Research is an integral component of the learning culture at the Royal Academy of Art (KABK) The Hague. Research has gained increasing importance in artistic and design practices in recent decades. The 21st century artist or designer is what philosopher Donald Schön has called ‘The Reflective Practitioner’ in his seminal 1983 book with the same title. This means that their expertise should include an understanding of their artistic position and how their work relates to the world and to the work of others. Conducting and sharing research is central to that competence.

There is a strong focus on research within the study programmes at the KABK. Research is also conducted by tutors at the KABK. The two lectorates ( Lectorate Art Theory & Practice and Lectorate Design ) play an important role in nurturing and coordinating research by tutors and in developing the research aspect in the curricula.

The particular complexion of research at the KABK is characterised by its intensive collaboration with Leiden University. Through these activities the KABK hopes to contribute to the discourse and practice of research-driven art and design. The outcomes of research by students and staff are shared through multiple channels including exhibitions, performances, publications, and symposia.

Three types of research

At the KABK three different types of research can be distinguished:

  • Research into art or design, such as art or design history, musicology, and (reception) aesthetics.
  • Research for or for the benefit of artistic or design practice, such as the development of new technology, form and material research and research into themes of public relevance.
  • Research in and through art or design, i.e. research by artists (artistic research) and designers (design research, research through design) in and by means of the artist’s or designer’s own work and practice.

Artistic research

Artistic research is a relatively young discipline that was born in response to an increasing engagement of both artists/designers and theorists with the theoretical aspect of artistic or design practice and the cognitive function of the art or design work: art and design as a way of learning about reality. Artistic research is distinguishable from other forms of academic research by the central role of artistic or design practice.

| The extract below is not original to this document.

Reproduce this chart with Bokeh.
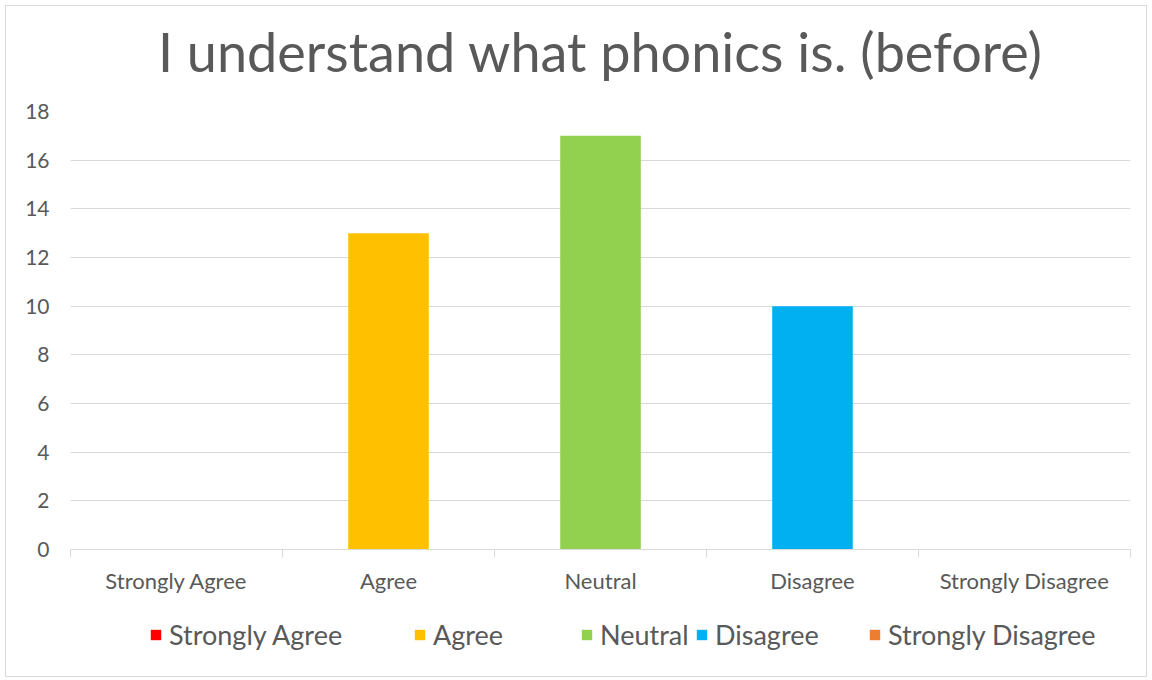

Research questions derive from the artistic or design practice of the researcher, research methods are characterised by the use of artistic or design practice and materials, and the results of the research projects contribute to both artistic or design practice (on an individual as well as on a more general level) and to the growing body of artistic academic discourse. Because artistic research is carried out by artist/designer-researchers this produces knowledge, experiences and understanding that cannot be obtained by any other means. These qualities are manifest in the art works, design outcomes and the artistic practices themselves.